Monday, July 30, 2012

Cork Christian Brother's bid for gold

A County Cork born Christian Brother is gunning for gold this week as he bids to produce another Olympic Gold medallist.

A small Kenyan village in the Great Rift Valley has become a production line of running talent, thanks to Mallow born Patrician Brother Colm O'Connell who has worked there for the past 36 years. 

Brother O'Connell started Iten's first athletics training camp in 1989 and it has since gone from strength to strength.  

66-year-old Br O'Connell is the coach to 800m world record holder David Rudisha and has trained 25 world champions and four Olympic gold medallists during his 36 years in the small village, which lies over 2,400 metres above sea level in Western Kenya's Rift Valley.
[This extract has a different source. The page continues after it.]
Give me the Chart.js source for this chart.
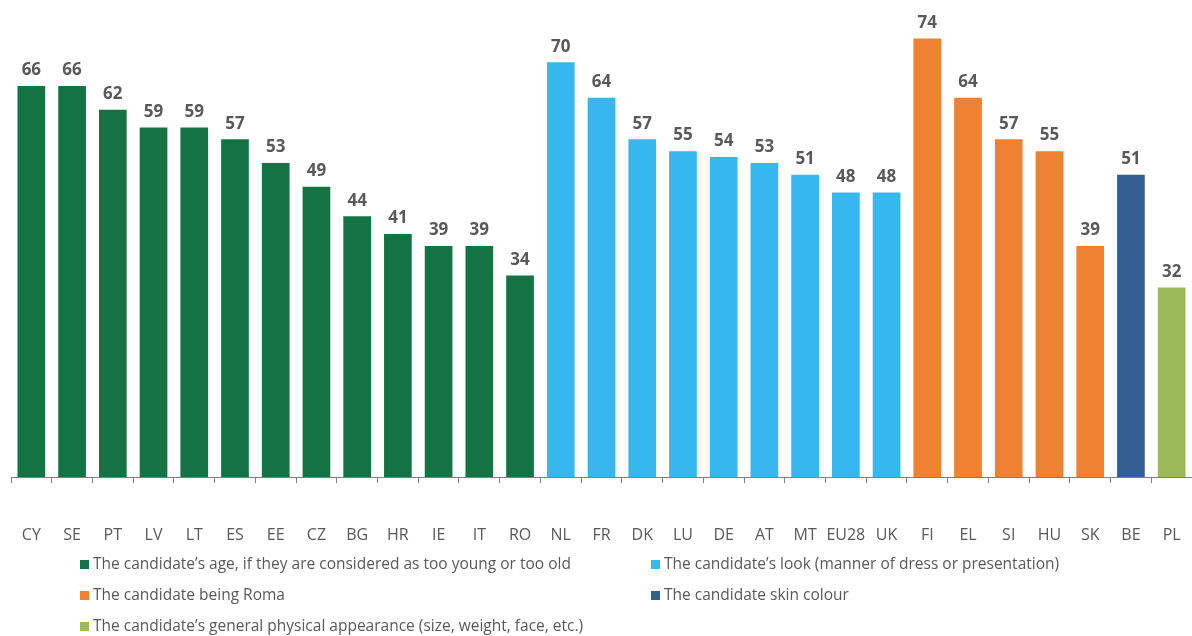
<!DOCTYPE html>
<html>
<head>
<meta charset="utf-8">
<script src="https://cdn.jsdelivr.net/npm/chart.js@4"></script>
<style>
  html, body { margin: 0; padding: 0; background: #fff; }
  #wrap { position: relative; width: 1192px; height: 636px; }
  #legend { position: absolute; left: 0; top: 0; font-family: "Open Sans", sans-serif; font-size: 15.5px; color: #595959; }
  .lg-item { position: absolute; white-space: nowrap; line-height: 18px; }
  .lg-box { display: inline-block; width: 9px; height: 9px; margin-right: 4px; vertical-align: 0px; }
</style>
</head>
<body>
<div id="wrap">
  <canvas id="chart" width="1192" height="636"></canvas>
  <div id="legend"></div>
</div>
<script>
// categories + values
var countries = ['CY', 'SE', 'PT', 'LV', 'LT', 'ES', 'EE', 'CZ', 'BG', 'HR', 'IE', 'IT', 'RO',
                 'NL', 'FR', 'DK', 'LU', 'DE', 'AT', 'MT', 'EU28', 'UK',
                 'FI', 'EL', 'SI', 'HU', 'SK', 'BE', 'PL'];
var values = [66, 66, 62, 59, 59, 57, 53, 49, 44, 41, 39, 39, 34,
              70, 64, 57, 55, 54, 53, 51, 48, 48,
              74, 64, 57, 55, 39, 51, 32];
// which group each country falls into (index into groupNames)
var groupOf = [0, 0, 0, 0, 0, 0, 0, 0, 0, 0, 0, 0, 0,
               1, 1, 1, 1, 1, 1, 1, 1, 1,
               2, 2, 2, 2, 2, 3, 4];
var groupNames = [
  'The candidate\u2019s age, if they  are considered as too young or too old',
  'The candidate\u2019s look (manner  of dress or presentation)',
  'The candidate being Roma',
  'The candidate skin colour',
  'The candidate\u2019s general physical appearance (size, weight, face, etc.)'
];
var groupColors = ['#147343', '#36b7ed', '#ee8132', '#345f92', '#9bbb58'];

var barColors = [];
for (var i = 0; i < groupOf.length; i++) barColors.push(groupColors[groupOf[i]]);

// numbers on top of the bars
var valueLabels = {
  id: 'valueLabels',
  afterDatasetsDraw: function(chart) {
    var ctx = chart.ctx;
    var meta = chart.getDatasetMeta(0);
    ctx.save();
    ctx.font = 'bold 17px "Open Sans", sans-serif';
    ctx.fillStyle = '#595959';
    ctx.textAlign = 'center';
    ctx.textBaseline = 'bottom';
    for (var i = 0; i < meta.data.length; i++) {
      var bar = meta.data[i];
      ctx.fillText(values[i], bar.x, bar.y - 7);
    }
    ctx.restore();
  }
};

var chart = new Chart(document.getElementById('chart'), {
  type: 'bar',
  data: {
    labels: countries,
    datasets: [{
      data: values,
      backgroundColor: barColors,
      borderWidth: 0,
      barPercentage: 0.68,
      categoryPercentage: 1
    }]
  },
  options: {
    responsive: false,
    animation: false,
    layout: { padding: { left: 11, right: 0, top: 3, bottom: 0 } },
    plugins: {
      legend: { display: false },
      tooltip: { enabled: false }
    },
    scales: {
      x: {
        grid: { offset: true, drawOnChartArea: false, drawTicks: true, tickLength: 6, color: '#7f7f7f' },
        border: { display: true, color: '#7f7f7f', width: 1 },
        ticks: {
          color: '#595959', padding: 43, maxRotation: 0, autoSkip: false,
          font: { family: '"Open Sans", sans-serif', size: 16 }
        },
        afterFit: function(scale) {
          scale.height = 159;
          // the big label padding should only push labels down, not in from the sides
          scale.paddingLeft = 0;
          scale.paddingRight = 0;
        }
      },
      y: {
        display: false,
        min: 0,
        max: 80
      }
    }
  },
  plugins: [valueLabels]
});

// legend, two columns like the original
var legendPos = [[80, 563], [651, 563], [80, 594], [651, 594], [80, 625]];
var lg = document.getElementById('legend');
for (var g = 0; g < groupNames.length; g++) {
  var item = document.createElement('div');
  item.className = 'lg-item';
  item.style.left = legendPos[g][0] + 'px';
  item.style.top = (legendPos[g][1] - 9) + 'px';
  item.innerHTML = '<span class="lg-box" style="background:' + groupColors[g] + '"></span>' + groupNames[g];
  lg.appendChild(item);
}
</script>
</body>
</html>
Speaking ahead of the Olympic Games in London he said, “When I came here there were no athletes training around the road. There were no camps. There were no other coaches. There was nothing, just a school where I was a teacher and I coached the students.” 
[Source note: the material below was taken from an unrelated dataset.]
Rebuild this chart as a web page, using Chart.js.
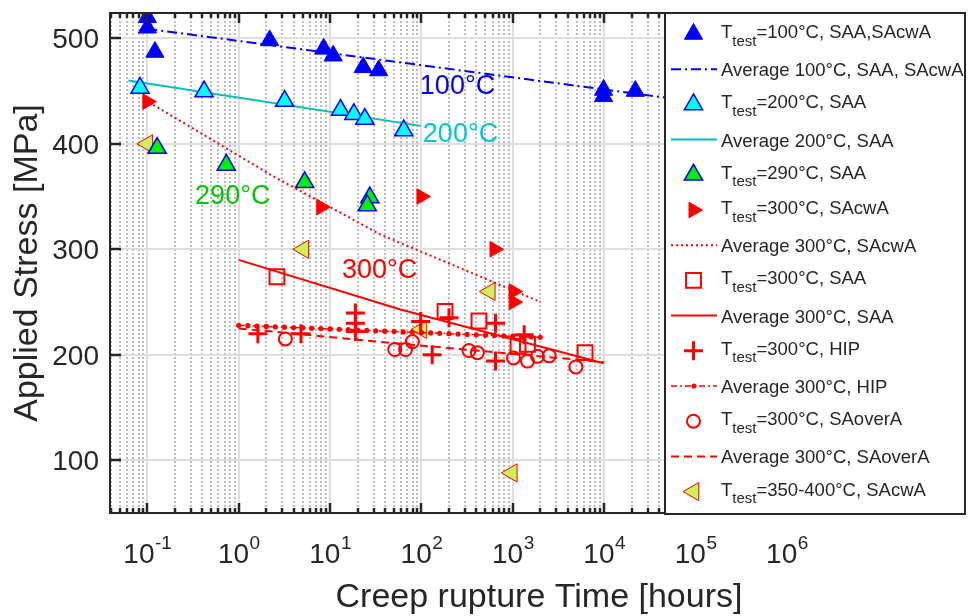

The most recent Olympic champion from Br O'Connell's youth camp is Brimin Kipruto, the Beijing Games winners in the 3,000m steeplechase.  
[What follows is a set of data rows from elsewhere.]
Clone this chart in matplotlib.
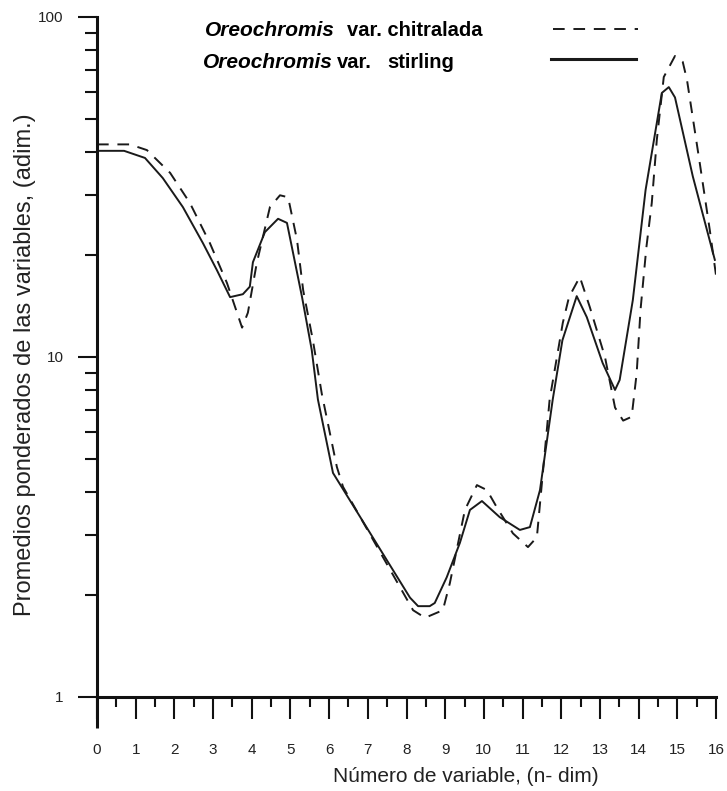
import matplotlib
matplotlib.use("Agg")
import matplotlib.pyplot as plt
from matplotlib.ticker import FixedLocator, NullFormatter

# Oreochromis var. stirling (linea continua)
x_stirling = [0, 0.7, 1.24, 1.7, 2.22, 2.74, 3.1, 3.44, 3.77, 3.95, 4.03, 4.34,
              4.68, 4.91, 5.3, 5.55, 5.71, 6.1, 8.09, 8.3, 8.6, 8.73, 9.04, 9.38,
              9.64, 9.95, 10.41, 10.93, 11.19, 11.45, 11.78, 12.03, 12.4, 12.66,
              13.07, 13.39, 13.51, 13.85, 14.18, 14.6, 14.78, 14.94, 15.4, 15.97]
y_stirling = [40.4, 40.4, 38.5, 33.6, 27.6, 21.6, 18.0, 15.0, 15.3, 16.1, 19.0, 23.3,
              25.5, 24.8, 15.0, 10.5, 7.5, 4.56, 1.96, 1.85, 1.85, 1.89, 2.25, 2.84,
              3.55, 3.77, 3.38, 3.1, 3.16, 4.06, 7.5, 11.2, 15.1, 13.1,
              9.6, 8.0, 8.56, 14.7, 31.0, 59.8, 62.2, 58.0, 34.0, 19.3]

# Oreochromis var. chitralada (linea discontinua)
x_chitralada = [0, 0.85, 1.29, 1.89, 2.4, 2.92, 3.36, 3.75, 3.9, 4.13, 4.47, 4.73,
                4.94, 5.17, 5.33, 5.58, 5.81, 6.2, 6.36, 8.17, 8.48, 8.94, 9.12, 9.51,
                9.82, 10.08, 10.33, 10.75, 11.14, 11.37, 11.5, 11.7, 12.04, 12.2,
                12.48, 12.74, 13.13, 13.39, 13.6, 13.82, 13.95, 14.05, 14.2, 14.34,
                14.47, 14.65, 14.94, 15.14, 15.25, 15.58, 15.84, 16.0]
y_chitralada = [42.2, 42.2, 40.6, 34.8, 28.4, 21.6, 16.5, 12.2, 13.5, 18.9, 27.6, 29.9,
                29.5, 22.1, 15.7, 11.2, 7.8, 4.75, 4.15, 1.8, 1.71, 1.8, 2.16, 3.55,
                4.2, 4.06, 3.62, 3.03, 2.76, 2.95, 4.26, 7.5, 12.6, 15.0,
                17.2, 14.0, 10.0, 7.1, 6.5, 6.67, 8.97, 13.8, 21.0, 28.4,
                43.5, 66.6, 76.8, 73.8, 65.3, 37.2, 23.6, 17.4]

x_ticks = list(range(0, 17))
x_minor = [i + 0.5 for i in range(16)]
y_ticks = [1, 10, 100]
y_minor = [m * d for d in (1, 10) for m in range(2, 10)]

plt.rcParams['font.family'] = ['Liberation Sans', 'DejaVu Sans']

fig = plt.figure(figsize=(7.27, 7.91), dpi=100)
ax = fig.add_axes([97/727, 1 - 697/791, (716 - 97)/727, (697 - 17)/791])

dash = (0, (6, 4.5))
ax.plot(x_chitralada, y_chitralada, color='#1a1a1a', lw=1.4, linestyle=dash)
ax.plot(x_stirling, y_stirling, color='#1a1a1a', lw=1.4)

ax.set_yscale('log')
ax.set_xlim(0, 16)
ax.set_ylim(1, 100)

for s in ['top', 'right']:
    ax.spines[s].set_visible(False)
for s in ['left', 'bottom']:
    ax.spines[s].set_linewidth(2.2)
    ax.spines[s].set_color('#111111')

ax.xaxis.set_major_locator(FixedLocator(x_ticks))
ax.xaxis.set_minor_locator(FixedLocator(x_minor))
ax.set_xticklabels([str(t) for t in x_ticks], fontsize=11, color='#222222')
ax.yaxis.set_major_locator(FixedLocator(y_ticks))
ax.yaxis.set_minor_locator(FixedLocator(y_minor))
ax.yaxis.set_minor_formatter(NullFormatter())
ax.set_yticklabels(['1', '10', '100'], fontsize=11, color='#222222')

ax.tick_params(axis='x', which='major', direction='out', length=16, width=1.5, pad=17, color='#111111')
ax.tick_params(axis='x', which='minor', direction='out', length=7, width=1.5, color='#111111')
ax.tick_params(axis='y', which='major', direction='out', length=14, width=1.5, pad=10, color='#111111')
ax.tick_params(axis='y', which='minor', direction='out', length=9, width=1.5, color='#111111')

# prolongacion del eje vertical bajo el origen
ax.plot([0, 0], [0, -0.045], transform=ax.get_xaxis_transform(), color='#111111',
        lw=2.2, clip_on=False, solid_capstyle='butt')

fig.text(466/727, 1 - 777/791, 'Número de variable, (n- dim)', fontsize=15,
         color='#222222', ha='center', va='center')
fig.text(25/727, 1 - 365/791, 'Promedios ponderados de las variables, (adim.)',
         fontsize=17, color='#222222', rotation=90, ha='center', va='center')

# leyenda dibujada a mano
fig.text(205/727, 1 - 36/791, 'Oreochromis', style='italic', weight='bold',
         fontsize=15, va='baseline', ha='left')
fig.text(347/727, 1 - 36/791, 'var. chitralada', weight='bold',
         fontsize=14.5, va='baseline', ha='left')
fig.text(203/727, 1 - 68/791, 'Oreochromis', style='italic', weight='bold',
         fontsize=15, va='baseline', ha='left')
fig.text(337/727, 1 - 68/791, 'var.', weight='bold',
         fontsize=14.5, va='baseline', ha='left')
fig.text(387/727, 1 - 68/791, 'stirling', weight='bold',
         fontsize=14.5, va='baseline', ha='left')
fig.add_artist(plt.Line2D([553/727, 638/727], [1 - 29/791, 1 - 29/791],
                          color='#1a1a1a', lw=1.4, linestyle=dash))
fig.add_artist(plt.Line2D([551/727, 636/727], [1 - 59/791, 1 - 59/791],
                          color='#1a1a1a', lw=2.2))

fig.savefig('out.png', dpi=100)
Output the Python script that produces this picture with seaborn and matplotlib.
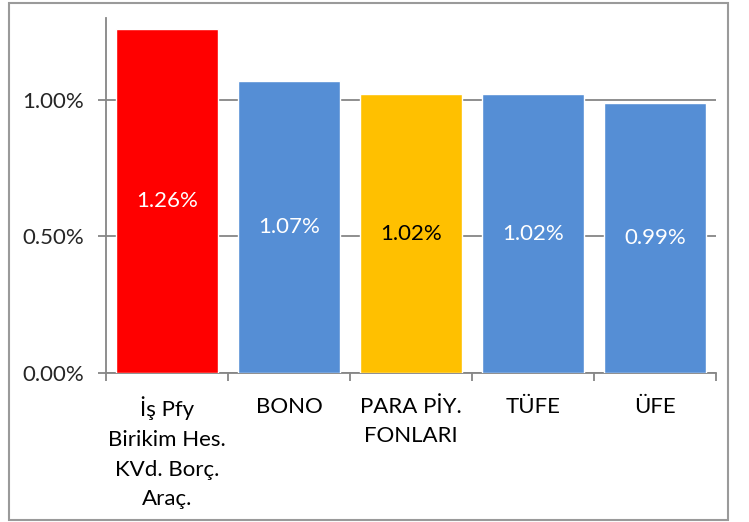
import matplotlib
matplotlib.use("Agg")
import matplotlib.pyplot as plt
import seaborn as sns
import pandas as pd
import numpy as np
from matplotlib.ticker import FuncFormatter, FixedLocator

categories = ["İş Pfy\nBirikim Hes.\nKVd. Borç.\nAraç.", "BONO", "PARA PİY.\nFONLARI", "TÜFE", "ÜFE"]
values = [1.26, 1.07, 1.02, 1.02, 0.99]
bar_colors = ["#FF0000", "#558ED5", "#FFC000", "#558ED5", "#558ED5"]
label_colors = ["white", "white", "black", "white", "white"]
yticks = [0.0, 0.5, 1.0]

sns.set_theme(style="white")
plt.rcParams['font.family'] = ['Lato', 'DejaVu Sans']

df = pd.DataFrame({"cat": categories, "val": values})

fig = plt.figure(figsize=(7.49, 5.22), dpi=100)
ax = fig.add_axes([106/749, 1-373/522, (716-106)/749, (373-18)/522])

sns.barplot(data=df, x="cat", y="val", hue="cat", order=categories,
            hue_order=categories, palette=bar_colors, legend=False,
            width=0.84, saturation=1, ax=ax, zorder=3)

ax.set_ylim(0, 1.3)
ax.set_xlim(-0.5, len(categories) - 0.5)
ax.set_yticks(yticks)
ax.yaxis.set_major_formatter(FuncFormatter(lambda v, p: f"{v:.2f}%"))
ax.yaxis.grid(True, color="#868686", linewidth=1.3, zorder=0)
ax.set_axisbelow(True)

ax.xaxis.set_minor_locator(FixedLocator(np.arange(-0.5, len(categories), 1.0)))
ax.tick_params(axis="x", which="major", length=0, pad=17, labelsize=16, colors="black")
ax.tick_params(axis="x", which="minor", length=6, width=1.3, color="#868686", bottom=True)
ax.tick_params(axis="y", which="major", length=6, width=1.3, color="#868686", pad=10,
               labelsize=16, left=True)
for lbl in ax.get_xticklabels():
    lbl.set_linespacing(1.6)
    lbl.set_verticalalignment("top")

ax.set_xlabel("")
ax.set_ylabel("")
for s in ["top", "right"]:
    ax.spines[s].set_visible(False)
for s in ["left", "bottom"]:
    ax.spines[s].set_color("#868686")
    ax.spines[s].set_linewidth(1.3)

for i, (v, c) in enumerate(zip(values, label_colors)):
    ax.text(i, v / 2, f"{v:.2f}%", ha="center", va="center", color=c, fontsize=16, zorder=5)

# outer chart border
fig.patches.append(plt.Rectangle((9/749, 2/522), (728-9)/749, (519-2)/522,
                                 transform=fig.transFigure, fill=False,
                                 edgecolor="#9a9a9a", linewidth=1.5))

fig.savefig("out.png", dpi=100)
Marathon runner Edna Kiplagat and women's 5,000m and 10,000m world champion Vivian Cheruiyot are favourites to win gold in London.

However a modest Br O'Connell said he never intended to become a running coach when he arrived in the region and that the praise coming his way for Iten's transformation is not deserved. 

“I just happen to be in an area where athletics was the talent. I happen to be in a sport which is not very expensive; you don't need anything to be a runner. Even as young kids they run barefoot, you don't even need a pair of shoes.”

Eight students of his coaching school will represent Kenya in the London Games.  

However Br O'Connell does not consider himself an athletics expert and added that he refuses to follow textbook rules.  

“It's an attitude, it's an approach, it's the way you deal with an athlete. It's the environment in which you bring them, that's what is important. It's not handing them a program or standing on the side with a whistle and a watch.”